Extras: Each of the “Flashback Editions” come with multi-part making-of featurettes, although The Breakfast Club is the only one that features a commentary track (with Judd Nelson and Anthony Michael Hall…apparently Ally Sheedy, Emilio Estevez and Molly Ringwald all had better things to do). Tom Cruise talks over Risky Business with the film’s director and producer and appears in a half-hour retrospective documentary. Also included is a the director’s preferred version of the final scene and footage from Cruise and Rebecca De Mornay’s first screen test.

Speed Racer (Warner Bros., $28.98)


Hello, my name is Ethan Alter and I freakin’ love Speed Racer. Now, I’m not talking about the ’60s animated series, although that’s pretty fun too. I mean the Wachowski Brothers mega-flop that was savaged by critics and ignored by audiences when it hit theaters back in May. I actually didn’t get a chance to see it until its final week of release in a deserted theater in Times Square. Maybe it was just relief at not having to put up with the behavior of the usual 42nd Street crowd, but Speed captured my imagination five minutes in and never let go. It wasn’t just the incredible visuals that transfixed me; I loved the world that the Wachowskis were creating, a candy-colored dreamscape where racing had evolved from boring NASCAR style drag races to elaborate, gravity-defying automotive ballets. As with the eternally underappreciated Matrix sequels, the Wachowskis weren’t given proper credit for developing such a lived-in universe. The cast, which includes John Goodman, Emil Hirsch, Christina Ricci and Susan Sarandon, all do an excellent job playing this material straight and not camping it up for those folks in the audience who expected Speed Racer to be a goofy big-screen version of a goofy cartoon. To the Wachowskis credit, they try and bring some drama to this story and if they do one thing wrong, it’s that they don’t always trust their material enough. It was a mistake, for example, to devote so much screen time to Spirtle, the youngest member of the Racer clan, and his troublemaking pet chimp Chim Chim. These scenes are obviously designed to make the movie more kid-friendly, but honestly most kids that I know be much happier watching more of the fantastic racing sequences. This sounds like heresy to admit, but of all this summer’s blockbusters, Speed Racer was the only one that actually took my breath away.
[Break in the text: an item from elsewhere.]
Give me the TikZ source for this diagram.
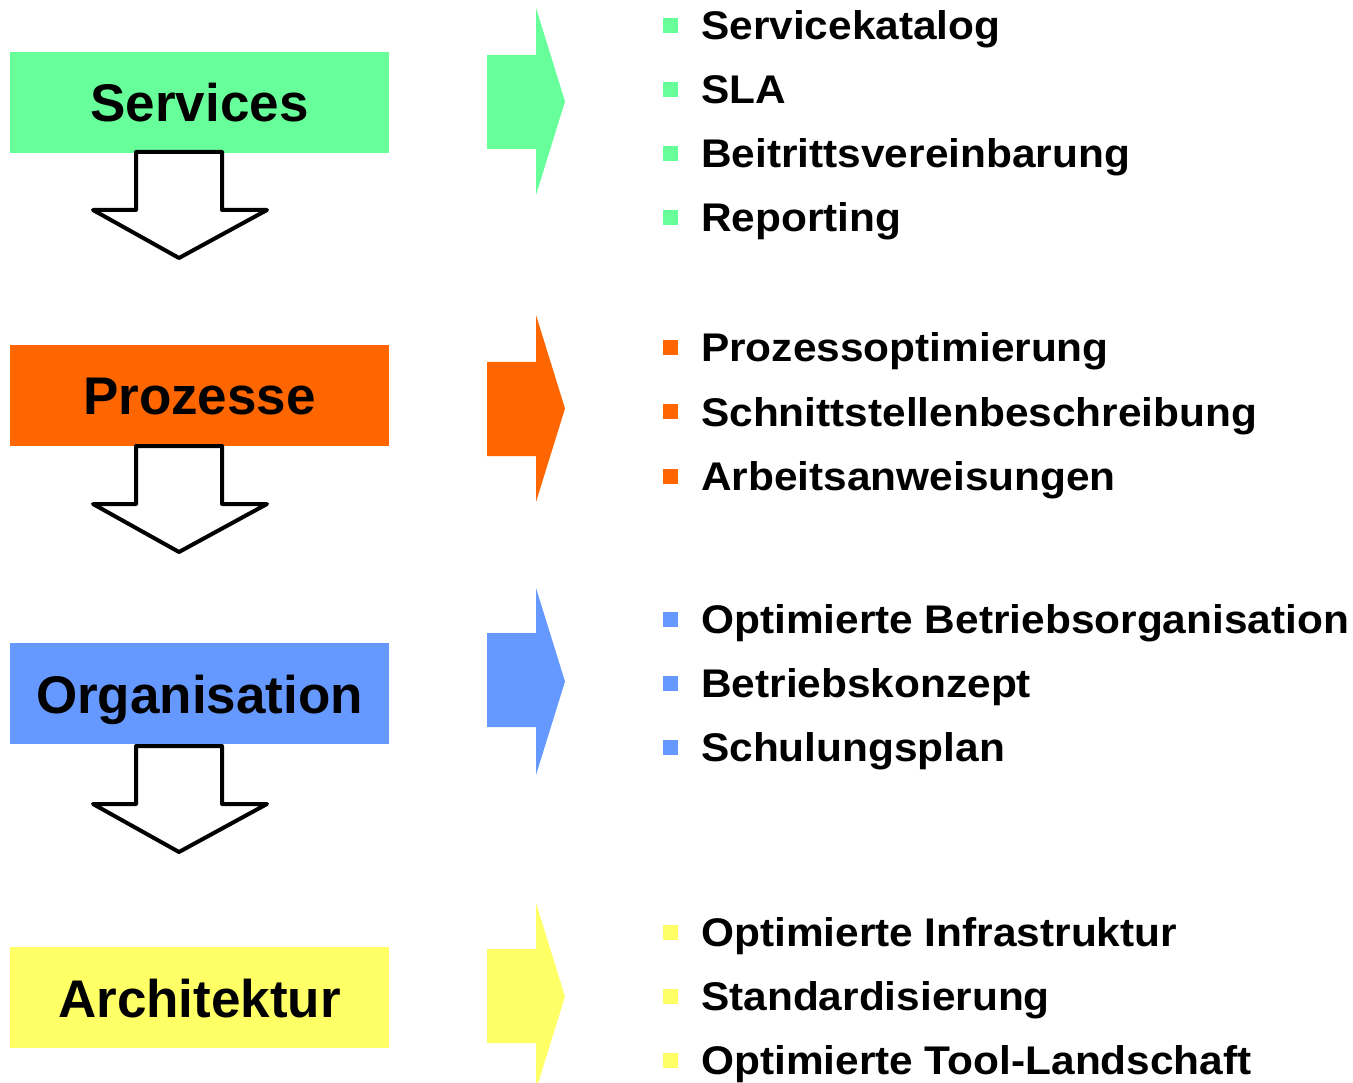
\documentclass[tikz,border=0pt]{standalone}
\usepackage{fontspec}
\setmainfont{Liberation Sans}
\newfontfamily\itemfont[FakeStretch=1.06]{Liberation Sans}
\definecolor{cgreen}{HTML}{66FF99}
\definecolor{corange}{HTML}{FF6600}
\definecolor{cblue}{HTML}{6699FF}
\definecolor{cyellow}{HTML}{FFFF66}
\tikzset{
  catbox/.style={fill=#1, draw=none, minimum width=379pt, minimum height=101pt, inner sep=0pt, anchor=north west},
  catlabel/.style={anchor=base, font=\fontsize{53}{60}\selectfont\bfseries, inner sep=0pt},
  downarrow/.style={draw=black, fill=white, line width=4pt, line join=round},
  rightarrow/.style={fill=#1, draw=none},
  item/.style={anchor=base west, font=\itemfont\fontsize{40}{46}\selectfont\bfseries, inner sep=0pt},
  bullet/.style={fill=#1, draw=none, minimum size=15pt, inner sep=0pt}
}
\newcommand{\rarrow}[3]{% color, shaft top y, head top y
  \fill[rightarrow=#1] (487,#2) -- (536,#2) -- (536,#3) -- (565,#3+93.5) -- (536,#3+187) -- (536,#2+94) -- (487,#2+94) -- cycle;
}
\newcommand{\darrow}[1]{% top y
  \draw[downarrow] (136,#1) -- (222,#1) -- (222,#1+58) -- (267,#1+58) -- (179,#1+106) -- (93,#1+58) -- (136,#1+58) -- cycle;
}
\newcommand{\bitem}[4]{% name, color, baseline y, text
  \node[bullet=#2] (b#1) at (670,#3-14) {};
  \node[item] (t#1) at (701,#3) {#4};
}
\begin{document}
\begin{tikzpicture}[x=1pt,y=-1pt]
\useasboundingbox (0,0) rectangle (1353,1083);
% boxes
\node[catbox=cgreen] (services) at (10,52) {};
\node[catbox=corange] (prozesse) at (10,345) {};
\node[catbox=cblue] (organisation) at (10,643) {};
\node[catbox=cyellow] (architektur) at (10,947) {};
% down arrows
\darrow{152}
\darrow{446}
\darrow{746}
\node[catlabel] (lservices) at (199.5,122) {Services};
\node[catlabel] (lprozesse) at (199.5,415) {Prozesse};
\node[catlabel] (lorganisation) at (199.5,713) {Organisation};
\node[catlabel] (larchitektur) at (199.5,1017) {Architektur};
% right arrows
\rarrow{cgreen}{55}{8}
\rarrow{corange}{362}{315}
\rarrow{cblue}{633}{588}
\rarrow{cyellow}{949}{903}
% items
\bitem{a1}{cgreen}{40}{Servicekatalog}
\bitem{a2}{cgreen}{104}{SLA}
\bitem{a3}{cgreen}{168}{Beitrittsvereinbarung}
\bitem{a4}{cgreen}{232}{Reporting}
\bitem{b1}{corange}{362}{Prozessoptimierung}
\bitem{b2}{corange}{426}{Schnittstellenbeschreibung}
\bitem{b3}{corange}{490}{Arbeitsanweisungen}
\bitem{c1}{cblue}{633}{Optimierte Betriebsorganisation}
\bitem{c2}{cblue}{697}{Betriebskonzept}
\bitem{c3}{cblue}{761}{Schulungsplan}
\bitem{d1}{cyellow}{946}{Optimierte Infrastruktur}
\bitem{d2}{cyellow}{1010}{Standardisierung}
\bitem{d3}{cyellow}{1074}{Optimierte Tool-Landschaft}
\end{tikzpicture}
\end{document}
Hellboy II had stronger characters, The Dark Knight had a richer story and Iron Man was funnier. But for pure spectacle, you can consider me a Speed demon.
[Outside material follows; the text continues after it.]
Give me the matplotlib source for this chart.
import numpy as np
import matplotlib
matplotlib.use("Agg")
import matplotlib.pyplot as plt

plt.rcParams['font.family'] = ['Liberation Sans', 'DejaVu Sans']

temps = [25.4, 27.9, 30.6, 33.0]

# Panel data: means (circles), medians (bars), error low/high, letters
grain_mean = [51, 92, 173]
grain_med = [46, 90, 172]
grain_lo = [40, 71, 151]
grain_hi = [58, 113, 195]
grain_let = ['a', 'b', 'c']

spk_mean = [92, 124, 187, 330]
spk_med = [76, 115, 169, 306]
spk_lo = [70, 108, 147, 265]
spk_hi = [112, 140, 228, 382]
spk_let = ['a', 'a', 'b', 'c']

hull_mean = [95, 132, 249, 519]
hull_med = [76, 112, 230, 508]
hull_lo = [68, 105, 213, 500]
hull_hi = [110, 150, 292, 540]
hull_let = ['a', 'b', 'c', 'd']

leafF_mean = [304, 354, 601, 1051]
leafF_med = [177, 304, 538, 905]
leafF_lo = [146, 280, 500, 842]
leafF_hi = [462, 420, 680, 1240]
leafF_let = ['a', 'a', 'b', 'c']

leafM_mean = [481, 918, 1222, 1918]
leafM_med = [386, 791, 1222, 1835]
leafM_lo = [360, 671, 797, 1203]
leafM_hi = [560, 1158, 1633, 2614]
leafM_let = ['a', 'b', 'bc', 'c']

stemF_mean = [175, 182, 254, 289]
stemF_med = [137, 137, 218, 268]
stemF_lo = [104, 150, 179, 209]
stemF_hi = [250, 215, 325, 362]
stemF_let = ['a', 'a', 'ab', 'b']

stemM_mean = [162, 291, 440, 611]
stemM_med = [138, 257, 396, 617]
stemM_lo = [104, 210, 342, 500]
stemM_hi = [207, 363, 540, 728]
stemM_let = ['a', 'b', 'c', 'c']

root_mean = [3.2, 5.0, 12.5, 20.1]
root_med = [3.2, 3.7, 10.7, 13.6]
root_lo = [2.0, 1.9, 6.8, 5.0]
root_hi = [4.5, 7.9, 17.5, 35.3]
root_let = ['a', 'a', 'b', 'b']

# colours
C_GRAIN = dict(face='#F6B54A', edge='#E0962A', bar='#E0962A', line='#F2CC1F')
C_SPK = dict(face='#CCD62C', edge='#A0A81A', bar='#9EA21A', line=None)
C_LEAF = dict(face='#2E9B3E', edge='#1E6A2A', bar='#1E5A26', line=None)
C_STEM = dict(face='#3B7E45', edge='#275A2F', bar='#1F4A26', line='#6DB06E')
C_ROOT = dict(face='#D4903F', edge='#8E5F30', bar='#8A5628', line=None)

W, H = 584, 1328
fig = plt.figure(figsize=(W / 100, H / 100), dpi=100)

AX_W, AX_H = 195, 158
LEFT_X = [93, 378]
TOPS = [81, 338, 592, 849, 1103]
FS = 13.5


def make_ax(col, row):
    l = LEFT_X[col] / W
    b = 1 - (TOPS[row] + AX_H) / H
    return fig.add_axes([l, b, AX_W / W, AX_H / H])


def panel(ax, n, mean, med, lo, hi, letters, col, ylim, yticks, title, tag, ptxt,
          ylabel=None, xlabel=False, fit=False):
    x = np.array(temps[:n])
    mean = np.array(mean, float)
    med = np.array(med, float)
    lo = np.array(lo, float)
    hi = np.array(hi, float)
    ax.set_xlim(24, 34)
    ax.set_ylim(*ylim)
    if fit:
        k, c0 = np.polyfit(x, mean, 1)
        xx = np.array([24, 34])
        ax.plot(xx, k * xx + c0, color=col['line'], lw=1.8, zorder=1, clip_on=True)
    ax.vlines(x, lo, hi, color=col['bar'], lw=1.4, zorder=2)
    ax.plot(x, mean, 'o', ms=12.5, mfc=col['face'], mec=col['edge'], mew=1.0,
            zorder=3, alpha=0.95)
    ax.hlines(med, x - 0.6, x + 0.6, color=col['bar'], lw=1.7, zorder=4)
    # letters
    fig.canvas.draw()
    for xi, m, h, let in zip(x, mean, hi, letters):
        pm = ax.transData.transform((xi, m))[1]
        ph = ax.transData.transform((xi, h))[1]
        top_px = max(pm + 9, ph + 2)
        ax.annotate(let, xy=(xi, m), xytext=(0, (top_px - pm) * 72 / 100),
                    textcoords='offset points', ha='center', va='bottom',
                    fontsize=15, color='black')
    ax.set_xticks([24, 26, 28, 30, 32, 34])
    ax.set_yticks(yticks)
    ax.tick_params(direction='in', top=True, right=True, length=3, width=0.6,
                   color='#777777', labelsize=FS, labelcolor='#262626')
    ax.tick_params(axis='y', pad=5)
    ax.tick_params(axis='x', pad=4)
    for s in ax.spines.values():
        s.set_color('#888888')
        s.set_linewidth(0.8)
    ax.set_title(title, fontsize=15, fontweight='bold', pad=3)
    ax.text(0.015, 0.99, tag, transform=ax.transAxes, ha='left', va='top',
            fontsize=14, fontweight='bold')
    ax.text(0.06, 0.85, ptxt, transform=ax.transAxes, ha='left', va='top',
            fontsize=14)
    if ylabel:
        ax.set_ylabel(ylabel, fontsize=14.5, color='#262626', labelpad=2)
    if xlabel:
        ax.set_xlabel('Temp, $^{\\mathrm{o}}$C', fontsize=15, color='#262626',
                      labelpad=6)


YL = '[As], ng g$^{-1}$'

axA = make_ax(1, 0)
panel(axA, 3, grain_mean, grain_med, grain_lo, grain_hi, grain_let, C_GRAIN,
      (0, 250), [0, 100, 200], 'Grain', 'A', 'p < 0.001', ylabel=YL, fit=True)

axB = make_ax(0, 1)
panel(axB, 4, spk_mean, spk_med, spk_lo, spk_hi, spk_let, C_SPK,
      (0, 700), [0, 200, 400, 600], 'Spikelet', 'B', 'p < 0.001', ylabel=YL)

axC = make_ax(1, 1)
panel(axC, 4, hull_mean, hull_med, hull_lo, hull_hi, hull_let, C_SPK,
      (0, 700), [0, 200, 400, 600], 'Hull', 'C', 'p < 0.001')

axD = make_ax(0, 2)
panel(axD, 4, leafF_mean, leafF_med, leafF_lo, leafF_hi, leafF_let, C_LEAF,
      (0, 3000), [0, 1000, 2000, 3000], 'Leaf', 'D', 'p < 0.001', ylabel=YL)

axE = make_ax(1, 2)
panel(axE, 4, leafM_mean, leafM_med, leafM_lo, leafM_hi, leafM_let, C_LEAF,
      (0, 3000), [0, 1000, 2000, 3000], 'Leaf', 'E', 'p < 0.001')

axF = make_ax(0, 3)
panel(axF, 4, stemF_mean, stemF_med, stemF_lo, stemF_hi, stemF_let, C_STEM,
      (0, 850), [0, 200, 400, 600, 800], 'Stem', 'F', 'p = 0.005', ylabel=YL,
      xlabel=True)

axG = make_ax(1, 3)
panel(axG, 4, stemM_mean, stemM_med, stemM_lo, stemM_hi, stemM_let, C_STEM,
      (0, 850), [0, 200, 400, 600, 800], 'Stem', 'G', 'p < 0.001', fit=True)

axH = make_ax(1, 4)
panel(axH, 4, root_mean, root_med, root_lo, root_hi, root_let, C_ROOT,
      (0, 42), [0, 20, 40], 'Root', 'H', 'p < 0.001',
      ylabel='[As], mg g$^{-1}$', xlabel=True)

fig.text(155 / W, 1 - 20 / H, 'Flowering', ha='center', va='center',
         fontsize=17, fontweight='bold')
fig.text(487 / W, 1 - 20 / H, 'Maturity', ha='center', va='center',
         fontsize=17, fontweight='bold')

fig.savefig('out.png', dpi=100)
Extras: A measly pair of short featurettes. Here’s hoping the movie turns into a DVD hit so it can score a much-deserved deluxe special edition a la The Matrix.
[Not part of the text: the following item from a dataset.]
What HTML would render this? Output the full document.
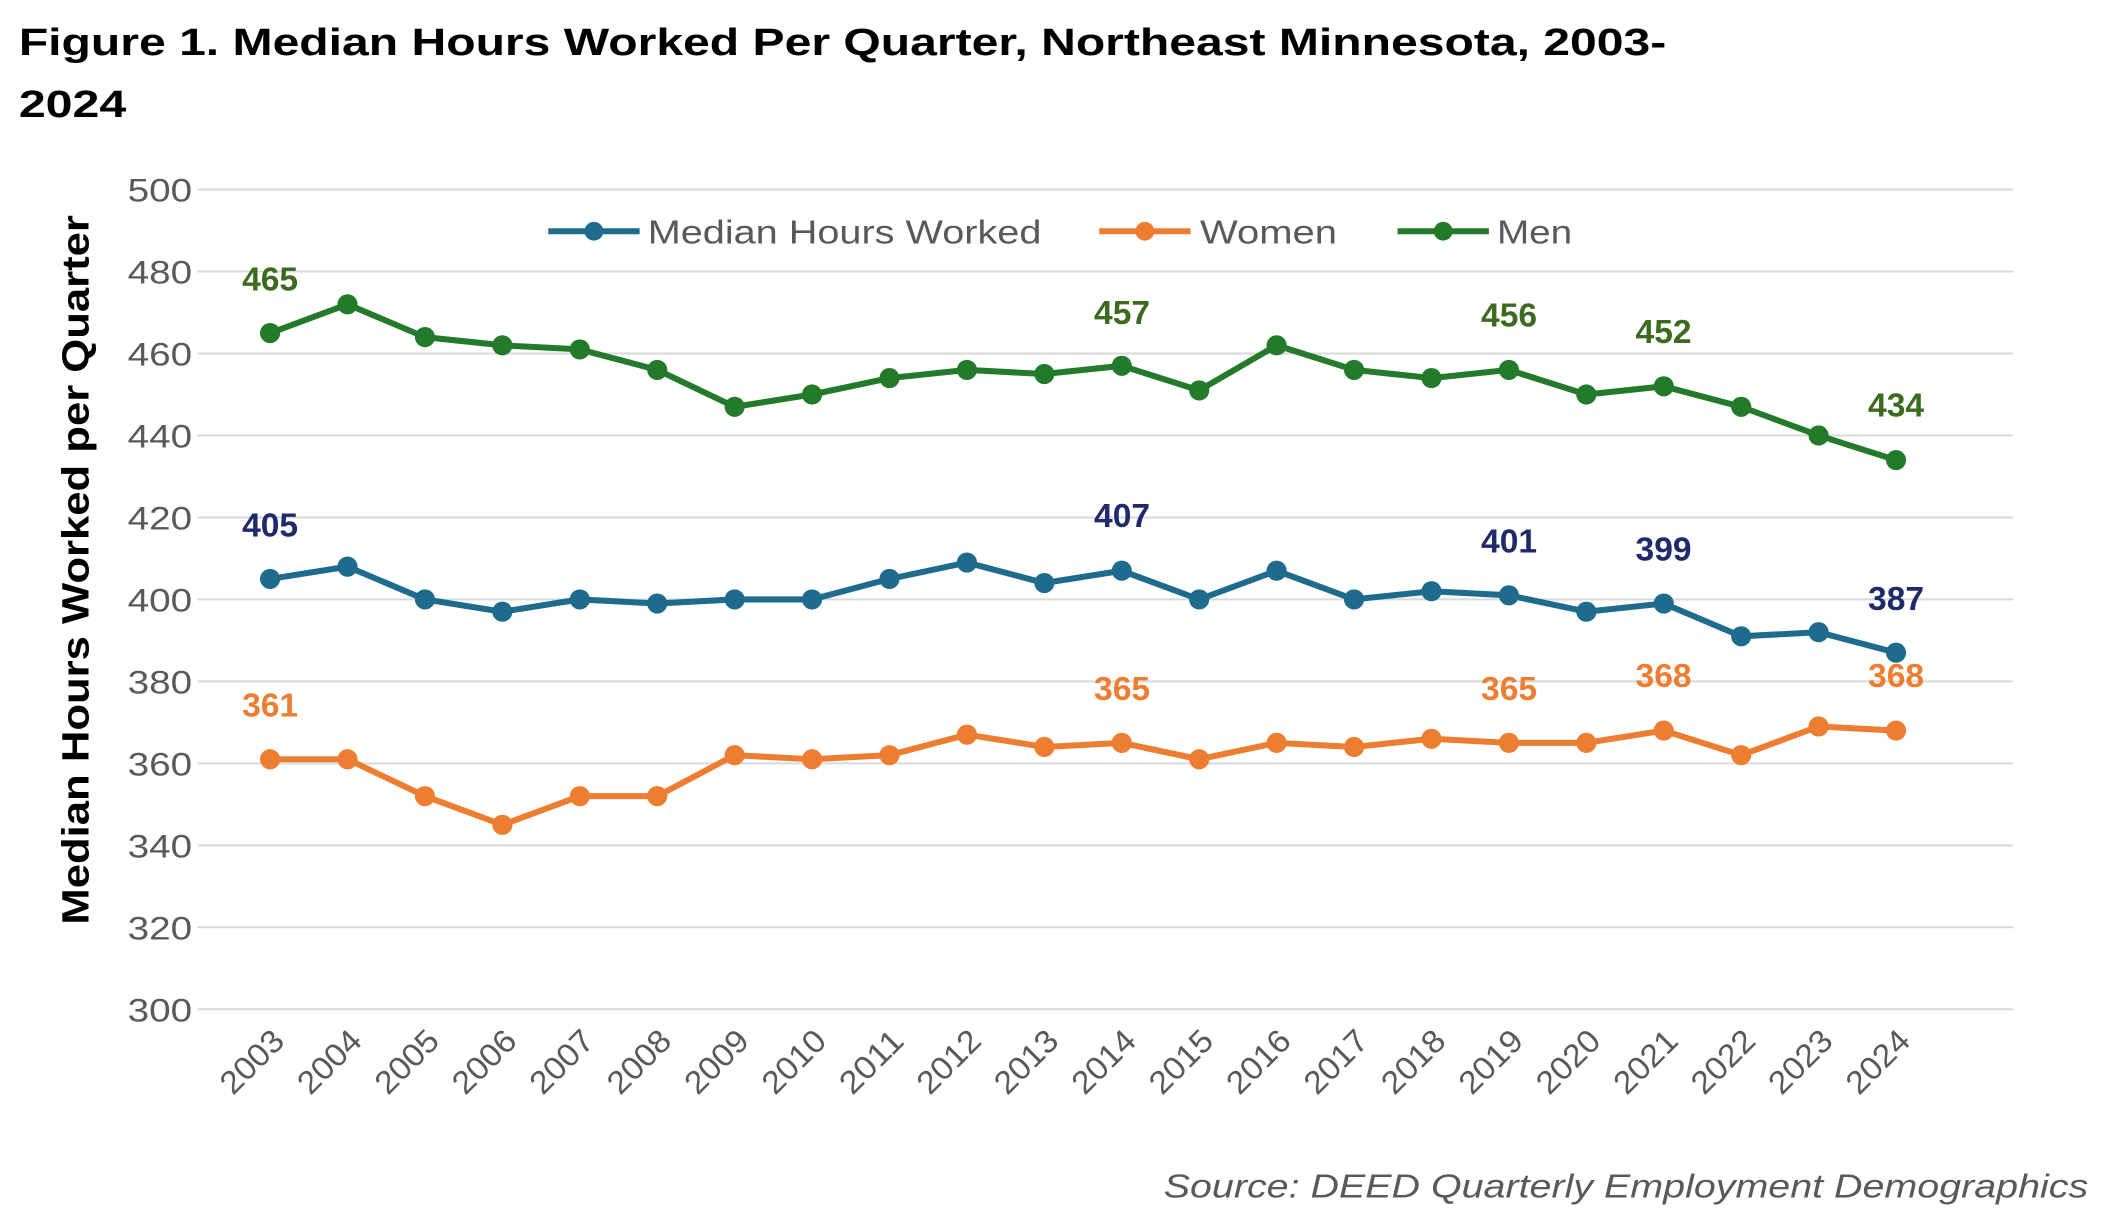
<!DOCTYPE html>
<html><head><meta charset="utf-8"><style>
html,body{margin:0;padding:0;background:#fff;}
svg{display:block;}
text{font-family:"Liberation Sans",sans-serif;}
</style></head><body>
<svg width="2107" height="1219" viewBox="0 0 1568 907" xmlns="http://www.w3.org/2000/svg">
<rect width="1568" height="907" fill="#fff"/>
<text x="14" y="41" font-size="28" font-weight="bold" fill="#000" textLength="1226" lengthAdjust="spacingAndGlyphs">Figure 1. Median Hours Worked Per Quarter, Northeast Minnesota, 2003-</text>
<text x="14" y="87" font-size="28" font-weight="bold" fill="#000" textLength="80" lengthAdjust="spacingAndGlyphs">2024</text>
<g id="grid" stroke="#d9d9d9" stroke-width="1.5"></g>
<g id="ylab" font-size="24" fill="#595959" text-anchor="end"></g>
<g id="xlab" font-size="24" fill="#595959"></g>
<text transform="translate(66,424) rotate(-90)" font-size="28" font-weight="bold" text-anchor="middle" fill="#000" textLength="528" lengthAdjust="spacingAndGlyphs">Median Hours Worked per Quarter</text>
<g font-size="25" fill="#595959">
<line x1="408" y1="172" x2="476" y2="172" stroke="#1f6b8e" stroke-width="4.5"/><circle cx="442" cy="172" r="7" fill="#1f6b8e"/>
<text x="482" y="181" textLength="293" lengthAdjust="spacingAndGlyphs">Median Hours Worked</text>
<line x1="818" y1="172" x2="886" y2="172" stroke="#ed7d31" stroke-width="4.5"/><circle cx="852" cy="172" r="7" fill="#ed7d31"/>
<text x="893" y="181" textLength="102" lengthAdjust="spacingAndGlyphs">Women</text>
<line x1="1040" y1="172" x2="1108" y2="172" stroke="#237a2a" stroke-width="4.5"/><circle cx="1074" cy="172" r="7" fill="#237a2a"/>
<text x="1114" y="181" textLength="56" lengthAdjust="spacingAndGlyphs">Men</text>
</g>
<g id="series"></g>
<g font-size="25" font-weight="bold" text-anchor="middle">
<g fill="#3c6b1f"><text x="201" y="216">465</text><text x="835" y="241">457</text><text x="1123" y="243">456</text><text x="1238" y="255">452</text><text x="1411" y="310">434</text></g>
<g fill="#1f2a6b"><text x="201" y="399">405</text><text x="835" y="392">407</text><text x="1123" y="411">401</text><text x="1238" y="417">399</text><text x="1411" y="454">387</text></g>
<g fill="#ed7d31"><text x="201" y="533">361</text><text x="835" y="521">365</text><text x="1123" y="521">365</text><text x="1238" y="511">368</text><text x="1411" y="511">368</text></g>
</g>
<text x="1554" y="891" font-size="25" font-style="italic" fill="#595959" text-anchor="end" textLength="688" lengthAdjust="spacingAndGlyphs">Source: DEED Quarterly Employment Demographics</text>
</svg>
<script>
var ns="http://www.w3.org/2000/svg";
function el(p,t,a,txt){var e=document.createElementNS(ns,t);for(var k in a)e.setAttribute(k,a[k]);if(txt!=null)e.textContent=txt;p.appendChild(e);return e;}
function Y(v){return 141+(500-v)*3.05;}
function X(i){return 201+i*1210/21;}
var g=document.getElementById('grid'),yl=document.getElementById('ylab'),xl=document.getElementById('xlab');
for(var v=300;v<=500;v+=20){el(g,'line',{x1:147,x2:1498,y1:Y(v),y2:Y(v)});el(yl,'text',{x:143,y:Y(v)+9,textLength:48,lengthAdjust:'spacingAndGlyphs'},v);}
for(var i=0;i<22;i++){var x=X(i)+12,y=776;el(xl,'text',{transform:'translate('+x+','+y+') rotate(-45)','text-anchor':'end',textLength:56,lengthAdjust:'spacingAndGlyphs'},2003+i);}
var data=[
["#ed7d31",[361,361,352,345,352,352,362,361,362,367,364,365,361,365,364,366,365,365,368,362,369,368]],
["#1f6b8e",[405,408,400,397,400,399,400,400,405,409,404,407,400,407,400,402,401,397,399,391,392,387]],
["#237a2a",[465,472,464,462,461,456,447,450,454,456,455,457,451,462,456,454,456,450,452,447,440,434]]];
var s=document.getElementById('series');
data.forEach(function(d){var pts=d[1].map(function(v,i){return X(i)+','+Y(v);}).join(' ');
el(s,'polyline',{points:pts,fill:'none',stroke:d[0],'stroke-width':4.5,'stroke-linejoin':'round'});
d[1].forEach(function(v,i){el(s,'circle',{cx:X(i),cy:Y(v),r:7.5,fill:d[0]});});});
</script>
</body></html>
The Love Guru (Paramount, $34.98)


I’ve made some bad calls before when it comes to box-office predictions, but I must have really been drinking the spiked Kool-Aid when I said that The Love Guru, Mike Myers’ first live-action feature since 2002’s Austin Powers: Goldmember, would bank $140 million during its theatrical run. In my defense, I hadn’t seen any footage from the movie at the time I made that call; I was going on the love affair audiences (particularly young guys) seemed to have with Myers and, specifically, his Austin Powers routine. I was sure that the same crowd of moviegoers would follow him anywhere, even to a movie where he played a vaguely Indian relationship guru. Then the film came out and laid a big, stinky egg, garnering some of the worst reviews of the year and grossed a pitiful $30 million. I bypassed Guru in theaters after hearing the awful word of mouth, but figured that I had to see it on DVD as penance for my terrible prediction. And boy, is it a terrible movie. I mean, really terrible. 80 unfunny minutes of juvenile penis jokes, bad cover versions of classic rock songs and Myers prancing around like a loon. The film has no story and never even tries to pretend like it should. I felt sorry for everyone involved, but particularly Jessica Alba, who is forced to bat her eyes at Myers like she actually finds the guy attractive. Casting a twentysomething starlet as your love interest is just one of the many signs of an out-of-control ego. Writing, producing and acting in a bomb like this is another.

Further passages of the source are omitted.